Antes fã das metrópoles, Rem Koolhaas busca o mundo rural em mostra
Exposição do arquiteto holandês em Nova York tem trator controlado por tablet e vai cultivar 50 mil tomates para doar
A carreira internacional do arquiteto, urbanista e escritor holandês Rem Koolhaas despontou com o clássico “Nova York Delirante” (1978), um manifesto afetuoso à metrópole que dominou o século 20.
O lançamento do livro foi seguido de uma exposição de desenhos escondida em salas no topo do Guggenheim. Koolhaas lembrou aquele momento na última quarta-feira (19) na inauguração de Countryside, the Future (Campo, o Futuro), nova exposição que ocupa toda a rotunda do museu icônico da 5ª Avenida.
O irrequieto Koolhaas explicou que a gênese da exposição começou quando ele passeava numa área rural que já havia frequentado na Suíça, “um país do qual não esperamos mudança.” O campo mudava rapidamente, longe dos olhos da cidade. As vilas aumentavam de tamanho e eram esvaziadas da população original.
Um velho estábulo, lembrou, tinha sido reformado e não abrigava um fazendeiro, mas um físico nuclear. O arquiteto decidiu investigar o que ele considera a negligência epistemológica com o campo e desviar o olhar para 98% do planeta que não é ocupado por cidades. Koolhaas reviu sua visão de que a congestão da metrópole seria a solução para o futuro.
A exposição do Guggenheim é a primeira do gênero na história do museu e vai ficar instalada por seis meses, antes de ir para cidades ainda não definidas. Countryside não exibe arte, arquitetura ou design. É uma série de narrativas sobre o campo que combina história, antropologia, ciência e tecnologia, examinando como o mundo rural foi definido pelo poder desde a antiguidade e foi despertado depois de atravessar o último século.
O desafio da preservação ambiental é destacado à medida em que a exposição avança pelas rampas circulares do Guggenheim. Um trator controlado por tablet foi estacionado em frente ao museu, ao lado de uma estufa fabricada na Holanda, que, ao longo dos próximos seis meses, vai produzir 50 mil tomates a serem doados para comunidades nova-iorquinas, usando menos água e nenhum pesticida.

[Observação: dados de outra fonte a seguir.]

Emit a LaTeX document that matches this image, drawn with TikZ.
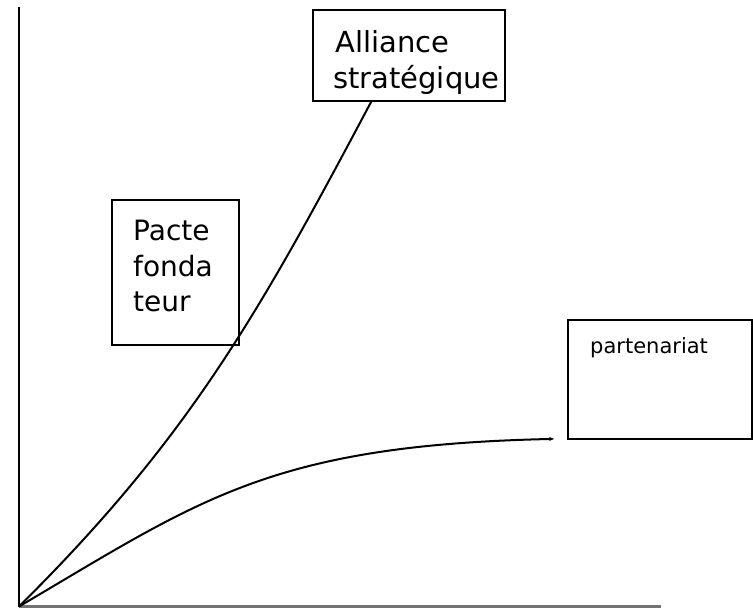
\documentclass[tikz,border=0pt]{standalone}
\usepackage{fontspec}
\setmainfont{DejaVu Sans}
\usetikzlibrary{arrows.meta}
\begin{document}
\begin{tikzpicture}[x=1pt,y=-1pt,
  frame/.style={draw=black, line width=1.8pt, rectangle, inner sep=0pt},
  curve/.style={draw=black, line width=2pt},
  axisline/.style={line width=2.2pt},
  bigtext/.style={anchor=base west, inner sep=0pt, font=\fontsize{29}{35}\selectfont},
  midtext/.style={anchor=base west, inner sep=0pt, font=\fontsize{28}{35}\selectfont},
  smalltext/.style={anchor=base west, inner sep=0pt, font=\fontsize{21}{25}\selectfont}]
\useasboundingbox (0,0) rectangle (753,608);

% axes
\coordinate (origin) at (19,606.5);
\coordinate (ytop) at (19,7);
\coordinate (xend) at (661,606.5);
\draw[axisline, black] (origin) -- (ytop);
\draw[axisline, black!55] (origin) -- (xend);

% boxes
\node[frame, minimum width=192pt, minimum height=91pt] (alliance) at (409,55.5) {};
\node[frame, minimum width=127pt, minimum height=145pt] (pacte) at (175.5,272.5) {};
\node[frame, minimum width=184pt, minimum height=119pt] (partner) at (660,379.5) {};

% labels
\node[bigtext] (al1) at (335,52) {Alliance};
\node[bigtext] (al2) at (333,88) {stratégique};
\node[midtext] (pa1) at (133,240) {Pacte};
\node[midtext] (pa2) at (133,276) {fonda};
\node[midtext] (pa3) at (133,311) {teur};
\node[smalltext] (pt1) at (590,353) {partenariat};

% growth curves
\path (alliance.south west) ++(59,0) coordinate (aEnd);
\path (partner.south west) ++(-13,-1) coordinate (pEnd);
\draw[curve] (origin) .. controls (190,437) and (259,313) .. (aEnd);
\draw[curve, -{Stealth[length=5pt,width=4pt]}] (origin)
  .. controls (200,500) and (270,445) .. (pEnd);
\end{tikzpicture}
\end{document}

Countryside é idealizada pelo curador do museu Troy Conrad Therrien há cinco anos. Ele diz à Folha que uma intenção da mostra é se contrapor ao discurso que chama de “luto ecológico”, a ideia de que devemos nos flagelar pelo que fizemos com o planeta. “Isso paralisa os jovens,” diz. “Temos tecnologia e precisamos ter esperança, por isso concluímos a exposição com uma especulação otimista sobre as possibilidades energéticas da fusão nuclear.”
A exposição é fruto de um coletivo de colaboradores reunidos pelo OMA, o lendário escritório de arquitetura de Koolhaas, espalhados em quatro continentes. O parceiro do arquiteto que co-assina Countryside e dirige o AMO, braço científico do escritório de arquitetura, é Samir Bantal.
Bantal lembra a apreensão inicial de instalar uma mostra tão carregada de texto e informação num museu circular, em que a arquitetura já desafia exposições convencionais de arte. “Mas acabou se tornando um princípio guia. E não fizemos concessões para comprimir ou facilitar o conteúdo.”
De fato, a ocupação de espaço na rotunda branca inclui muretas, o chão e um poema de Koolhaas sobre o campo grudado no teto das rampas.
Na abertura, o arquiteto disse estar feliz por saber que a mostra vai frequentada por turistas no verão.
Será curioso notar a reação do público acostumado a visitar o Guggenheim pela coleção de telas de Kandinsky — as pessoas podem achar que estão no outro lado do Central Park, no Museu de História Natural. Mas não há nada de jurássico na linguagem visual de Countryside.
Um dos principais colaboradores da mostra é o renomado crítico de arquitetura alemão Niklas Maak. Em conversa com a Folha, Maak conta que ficou marcado pela experiência de colaborar na coleta de dados com estudantes quenianos.
“Eles recusam a dicotomia ocidental de que é preciso optar entre o campo e a cidade. 60% dizem que querem voltar ao campo. Mas reivindicam transporte, conexão de internet”, afirma.
Questionado se regiões rurais hoje são associadas ao poder do presidente Donald Trump e ao brexit, ele concorda. “Isso é resultado de 40 anos de negligência. É uma atitude nada saudável de impor clichês urbanos sobre o campo como um terreno de pré-modernidade que não foi molestada, onde tudo o que é desagradável na cidade foi extraído.”
O campo, lembra Maak, “é onde nossa comida é produzida, onde nossos dados privados são armazenados em depósitos digitais, mas não estamos prestando atenção”.